All the Rye & Corn over what is necessary for the usual seeding is to be stilled if possible, but if any cannot be stilled it is to be sold & the money divided as aforesaid. All the grain got by tole at the horse mill is to be applyed as a part of the crop & so divided. Sparks is to have one seventh part of all the crop of every description made for market, to wit, tobacco, hemp, flax, cotton, whisky, brandy, cider, cider royal, sugar, & other things as aforesaid, pears & perry. Sparks is to carry on the destillery there as here to fore until said Clay shall build a mill & erect a destillery on Tates Creek; then all the grain is to be taken there to Tates Cr. & stilled. While stilling at Sparkes's he is to have the stills supplyed with chops & wood & do all the planters part, with his hands, & also all fixing; the stiller, if one is hired, is to be paid according to each man's proportion. When the destillery is set up at Tates Creek, Sparks is to take all his grain for stilling there & to cut & hawl his proportion of wood & vessells to the stillhouse, that is, if Clay has more grain stilled there than Sparks raises, in that case, the partnership hogs at Sparks's are to be sent to the Tates Creek destillery annually to eat the slop in proportion to Clays other hogs & grain sent from other plantations.
Clay is to have a house covered with shingles on the hill for Sparks's family hut Sparks is to do the other part with his hands.
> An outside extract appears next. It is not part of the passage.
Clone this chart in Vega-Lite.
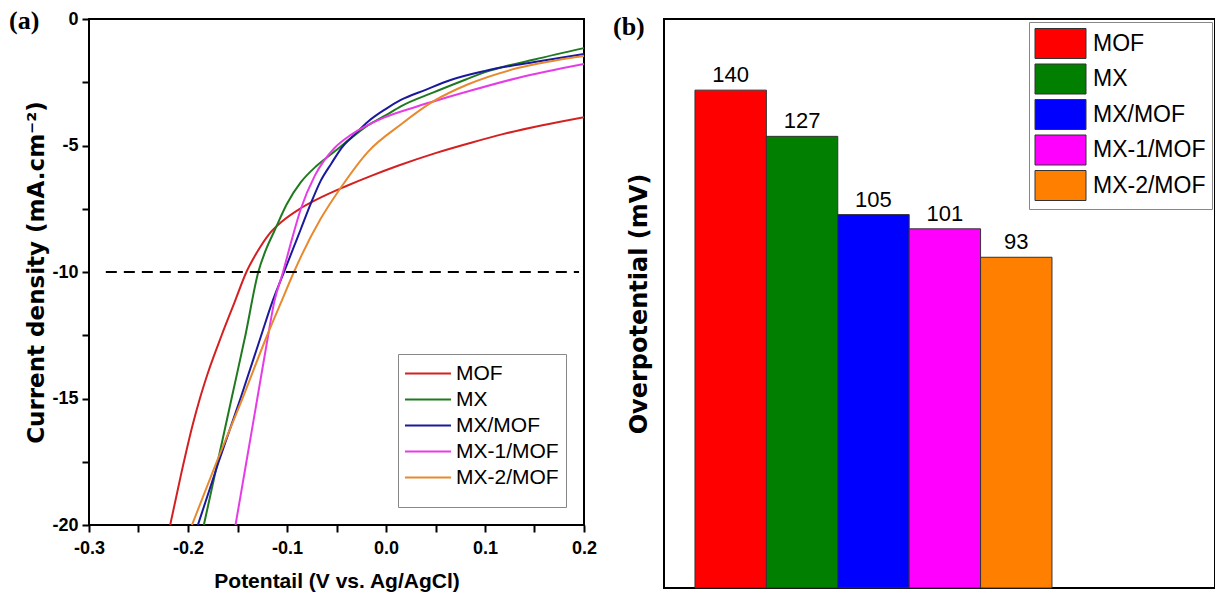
{
  "$schema": "https://vega.github.io/schema/vega-lite/v6.json",
  "background": "white",
  "padding": {"left": 8, "top": 7, "right": 0, "bottom": 0},
  "bounds": "flush",
  "spacing": 80,
  "config": {
    "view": {"stroke": "black", "strokeWidth": 2},
    "axis": {"domain": false, "grid": false, "labelColor": "black", "titleColor": "black", "tickColor": "black"}
  },
  "resolve": {"scale": {"color": "independent"}, "legend": {"color": "independent"}},
  "hconcat": [
    {
      "width": 495,
      "height": 506,
      "title": {"text": "(a)", "font": "Liberation Serif", "fontSize": 26, "fontWeight": "bold", "color": "black", "anchor": "start", "frame": "group", "dx": -80, "offset": -24, "baseline": "top"},
      "layer": [
        {
          "data": {"values": [
            {"sample": "MOF", "potential": -0.218, "current": -20},
            {"sample": "MOF", "potential": -0.207, "current": -18},
            {"sample": "MOF", "potential": -0.195, "current": -16},
            {"sample": "MOF", "potential": -0.188, "current": -15},
            {"sample": "MOF", "potential": -0.180, "current": -14},
            {"sample": "MOF", "potential": -0.166, "current": -12.5},
            {"sample": "MOF", "potential": -0.153, "current": -11.2},
            {"sample": "MOF", "potential": -0.141, "current": -10},
            {"sample": "MOF", "potential": -0.130, "current": -9.2},
            {"sample": "MOF", "potential": -0.118, "current": -8.5},
            {"sample": "MOF", "potential": -0.105, "current": -8.0},
            {"sample": "MOF", "potential": -0.087, "current": -7.5},
            {"sample": "MOF", "potential": -0.063, "current": -7.0},
            {"sample": "MOF", "potential": -0.040, "current": -6.6},
            {"sample": "MOF", "potential": -0.015, "current": -6.2},
            {"sample": "MOF", "potential": 0.012, "current": -5.8},
            {"sample": "MOF", "potential": 0.050, "current": -5.3},
            {"sample": "MOF", "potential": 0.085, "current": -4.9},
            {"sample": "MOF", "potential": 0.118, "current": -4.55},
            {"sample": "MOF", "potential": 0.158, "current": -4.2},
            {"sample": "MOF", "potential": 0.200, "current": -3.88},
            {"sample": "MX", "potential": -0.184, "current": -20},
            {"sample": "MX", "potential": -0.170, "current": -17.5},
            {"sample": "MX", "potential": -0.156, "current": -15},
            {"sample": "MX", "potential": -0.142, "current": -12.5},
            {"sample": "MX", "potential": -0.129, "current": -10},
            {"sample": "MX", "potential": -0.120, "current": -9.0},
            {"sample": "MX", "potential": -0.113, "current": -8.4},
            {"sample": "MX", "potential": -0.100, "current": -7.3},
            {"sample": "MX", "potential": -0.086, "current": -6.45},
            {"sample": "MX", "potential": -0.070, "current": -5.8},
            {"sample": "MX", "potential": -0.052, "current": -5.24},
            {"sample": "MX", "potential": -0.035, "current": -4.7},
            {"sample": "MX", "potential": -0.018, "current": -4.2},
            {"sample": "MX", "potential": 0.000, "current": -3.8},
            {"sample": "MX", "potential": 0.015, "current": -3.45},
            {"sample": "MX", "potential": 0.048, "current": -2.9},
            {"sample": "MX", "potential": 0.080, "current": -2.4},
            {"sample": "MX", "potential": 0.100, "current": -2.1},
            {"sample": "MX", "potential": 0.150, "current": -1.6},
            {"sample": "MX", "potential": 0.200, "current": -1.15},
            {"sample": "MX/MOF", "potential": -0.190, "current": -20},
            {"sample": "MX/MOF", "potential": -0.169, "current": -17.5},
            {"sample": "MX/MOF", "potential": -0.147, "current": -15},
            {"sample": "MX/MOF", "potential": -0.126, "current": -12.5},
            {"sample": "MX/MOF", "potential": -0.115, "current": -11.2},
            {"sample": "MX/MOF", "potential": -0.103, "current": -10},
            {"sample": "MX/MOF", "potential": -0.094, "current": -9.1},
            {"sample": "MX/MOF", "potential": -0.086, "current": -8.3},
            {"sample": "MX/MOF", "potential": -0.076, "current": -7.3},
            {"sample": "MX/MOF", "potential": -0.066, "current": -6.4},
            {"sample": "MX/MOF", "potential": -0.055, "current": -5.7},
            {"sample": "MX/MOF", "potential": -0.045, "current": -5.1},
            {"sample": "MX/MOF", "potential": -0.030, "current": -4.5},
            {"sample": "MX/MOF", "potential": -0.018, "current": -4.05},
            {"sample": "MX/MOF", "potential": 0.000, "current": -3.55},
            {"sample": "MX/MOF", "potential": 0.015, "current": -3.2},
            {"sample": "MX/MOF", "potential": 0.040, "current": -2.8},
            {"sample": "MX/MOF", "potential": 0.066, "current": -2.4},
            {"sample": "MX/MOF", "potential": 0.100, "current": -2.05},
            {"sample": "MX/MOF", "potential": 0.150, "current": -1.7},
            {"sample": "MX/MOF", "potential": 0.200, "current": -1.38},
            {"sample": "MX-1/MOF", "potential": -0.152, "current": -20},
            {"sample": "MX-1/MOF", "potential": -0.141, "current": -17.5},
            {"sample": "MX-1/MOF", "potential": -0.130, "current": -15},
            {"sample": "MX-1/MOF", "potential": -0.119, "current": -12.5},
            {"sample": "MX-1/MOF", "potential": -0.113, "current": -11.2},
            {"sample": "MX-1/MOF", "potential": -0.104, "current": -10},
            {"sample": "MX-1/MOF", "potential": -0.095, "current": -8.7},
            {"sample": "MX-1/MOF", "potential": -0.086, "current": -7.5},
            {"sample": "MX-1/MOF", "potential": -0.072, "current": -6.2},
            {"sample": "MX-1/MOF", "potential": -0.052, "current": -5.1},
            {"sample": "MX-1/MOF", "potential": -0.035, "current": -4.57},
            {"sample": "MX-1/MOF", "potential": -0.002, "current": -3.9},
            {"sample": "MX-1/MOF", "potential": 0.032, "current": -3.45},
            {"sample": "MX-1/MOF", "potential": 0.083, "current": -2.86},
            {"sample": "MX-1/MOF", "potential": 0.133, "current": -2.33},
            {"sample": "MX-1/MOF", "potential": 0.200, "current": -1.78},
            {"sample": "MX-2/MOF", "potential": -0.196, "current": -20},
            {"sample": "MX-2/MOF", "potential": -0.171, "current": -17.5},
            {"sample": "MX-2/MOF", "potential": -0.145, "current": -15},
            {"sample": "MX-2/MOF", "potential": -0.120, "current": -12.5},
            {"sample": "MX-2/MOF", "potential": -0.106, "current": -11.2},
            {"sample": "MX-2/MOF", "potential": -0.093, "current": -10},
            {"sample": "MX-2/MOF", "potential": -0.086, "current": -9.4},
            {"sample": "MX-2/MOF", "potential": -0.066, "current": -7.9},
            {"sample": "MX-2/MOF", "potential": -0.045, "current": -6.63},
            {"sample": "MX-2/MOF", "potential": -0.018, "current": -5.24},
            {"sample": "MX-2/MOF", "potential": 0.015, "current": -4.17},
            {"sample": "MX-2/MOF", "potential": 0.048, "current": -3.25},
            {"sample": "MX-2/MOF", "potential": 0.083, "current": -2.58},
            {"sample": "MX-2/MOF", "potential": 0.133, "current": -1.94},
            {"sample": "MX-2/MOF", "potential": 0.200, "current": -1.46}
          ]},
          "mark": {"type": "line", "strokeWidth": 2, "interpolate": "monotone", "clip": true},
          "encoding": {
            "x": {
              "field": "potential", "type": "quantitative",
              "scale": {"domain": [-0.3, 0.2], "nice": false, "zero": false},
              "axis": {
                "title": "Potentail (V vs. Ag/AgCl)",
                "values": [-0.3, -0.25, -0.2, -0.15, -0.1, -0.05, 0, 0.05, 0.1, 0.15, 0.2],
                "labelExpr": "abs(datum.value*10 - round(datum.value*10)) < 0.001 ? replace(format(datum.value, '.1f'), '\u2212', '-') : ''",
                "tickSize": 7, "tickWidth": 2,
                "labelFont": "Liberation Sans", "labelFontWeight": "bold", "labelFontSize": 18,
                "labelPadding": 7, "labelFlush": false, "labelOverlap": false,
                "titleFont": "Liberation Sans", "titleFontWeight": "bold", "titleFontSize": 21, "titlePadding": 13
              }
            },
            "y": {
              "field": "current", "type": "quantitative",
              "scale": {"domain": [-20, 0], "nice": false, "zero": false},
              "axis": {
                "title": "Current density (mA.cm\u207b\u00b2)",
                "values": [-20, -17.5, -15, -12.5, -10, -7.5, -5, -2.5, 0],
                "labelExpr": "datum.value % 5 === 0 ? replace(datum.label, '\u2212', '-') : ''",
                "tickSize": 7, "tickWidth": 2,
                "labelFont": "Liberation Sans", "labelFontWeight": "bold", "labelFontSize": 18,
                "labelPadding": 4, "labelFlush": false, "labelOverlap": false,
                "titleFont": "DejaVu Sans", "titleFontWeight": "bold", "titleFontSize": 23, "titlePadding": 3
              }
            },
            "color": {
              "field": "sample", "type": "nominal",
              "scale": {"domain": ["MOF", "MX", "MX/MOF", "MX-1/MOF", "MX-2/MOF"], "range": ["#d42020", "#1f7a1f", "#1a1a9c", "#e63ce6", "#e8892e"]},
              "legend": {
                "title": " ", "titleFontSize": 8, "titlePadding": 4, "titleOrient": "bottom",
                "orient": "bottom-right", "offset": 18,
                "symbolType": "M-1.09,0H2.91", "symbolSize": 529, "symbolStrokeWidth": 2,
                "labelFont": "Liberation Sans", "labelFontSize": 21, "labelColor": "black",
                "strokeColor": "#888888", "fillColor": "white", "padding": 7, "rowPadding": 3, "labelOffset": 26
              }
            }
          }
        },
        {
          "data": {"values": [{}]},
          "mark": {"type": "rule", "strokeDash": [11, 7], "strokeWidth": 2, "color": "black"},
          "encoding": {
            "y": {"datum": -10, "type": "quantitative"},
            "x": {"datum": -0.283, "type": "quantitative"},
            "x2": {"datum": 0.195}
          }
        }
      ]
    },
    {
      "width": 551,
      "height": 569,
      "title": {"text": "(b)", "font": "Liberation Serif", "fontSize": 26, "fontWeight": "bold", "color": "black", "anchor": "start", "frame": "group", "dx": -51, "offset": -21, "baseline": "top"},
      "data": {"values": [
        {"catalyst": "MOF", "overpotential": 140},
        {"catalyst": "MX", "overpotential": 127},
        {"catalyst": "MX/MOF", "overpotential": 105},
        {"catalyst": "MX-1/MOF", "overpotential": 101},
        {"catalyst": "MX-2/MOF", "overpotential": 93}
      ]},
      "encoding": {
        "x": {"field": "catalyst", "type": "nominal", "sort": null,
              "scale": {"domain": ["MOF", "MX", "MX/MOF", "MX-1/MOF", "MX-2/MOF", " ", "  "], "paddingInner": 0, "paddingOuter": 0.3585, "align": 0.605},
              "axis": null},
        "y": {
          "field": "overpotential", "type": "quantitative",
          "scale": {"domain": [0, 160], "nice": false},
          "axis": {"title": "Overpotential (mV)", "labels": false, "ticks": false, "domain": false, "grid": false,
                   "titleFont": "DejaVu Sans", "titleFontWeight": "bold", "titleFontSize": 24, "titlePadding": 13}
        }
      },
      "layer": [
        {
          "mark": {"type": "bar", "stroke": "#333333", "strokeWidth": 1},
          "encoding": {
            "color": {
              "field": "catalyst", "type": "nominal",
              "scale": {"domain": ["MOF", "MX", "MX/MOF", "MX-1/MOF", "MX-2/MOF"], "range": ["#ff0000", "#007f00", "#0000ff", "#ff00ff", "#ff8000"]},
              "legend": {
                "title": null, "orient": "top-right", "offset": 3,
                "symbolType": "M-1.033,-1H2.367V1H-1.033Z", "symbolSize": 900, "symbolStrokeColor": "#333333", "symbolStrokeWidth": 1, "symbolOpacity": 1,
                "labelFont": "Liberation Sans", "labelFontSize": 23, "labelColor": "black",
                "strokeColor": "#888888", "fillColor": "white", "padding": 6, "rowPadding": 0.5, "labelOffset": 27
              }
            }
          }
        },
        {
          "mark": {"type": "text", "baseline": "bottom", "dy": -3, "font": "Liberation Sans", "fontSize": 22, "color": "black"},
          "encoding": {"text": {"field": "overpotential", "type": "quantitative"}}
        }
      ]
    }
  ]
}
At the end of the said five years the stock of cattle, hogs & sheep are to be divided according to each proportion. The negro men hereby put under Sparks are to assist in diging the mill race at a leasure time from the crop when the destillery shall be erected at Tates Creek. Clay is to find a miller to attend the mill but such hands as necessary to still the grain that Sparks sends there are to be found out of Sparks' hands put under him, & if a stiller is hired to manage the destillery at Tates Creek, Sparks is to pay his proportion of his hire while stilling his grain. Whenever a wagon is needed at Sparks's plantation, he is to have one. The four work horses are to be out of Clay's part of horses. Should any of the negroes die in the said five years Clay is to put [manuscript torn] their place at the end of that year that they shall die & the said Clay has the priviledge of selling Peter & Spencer & putting another good hand in their places.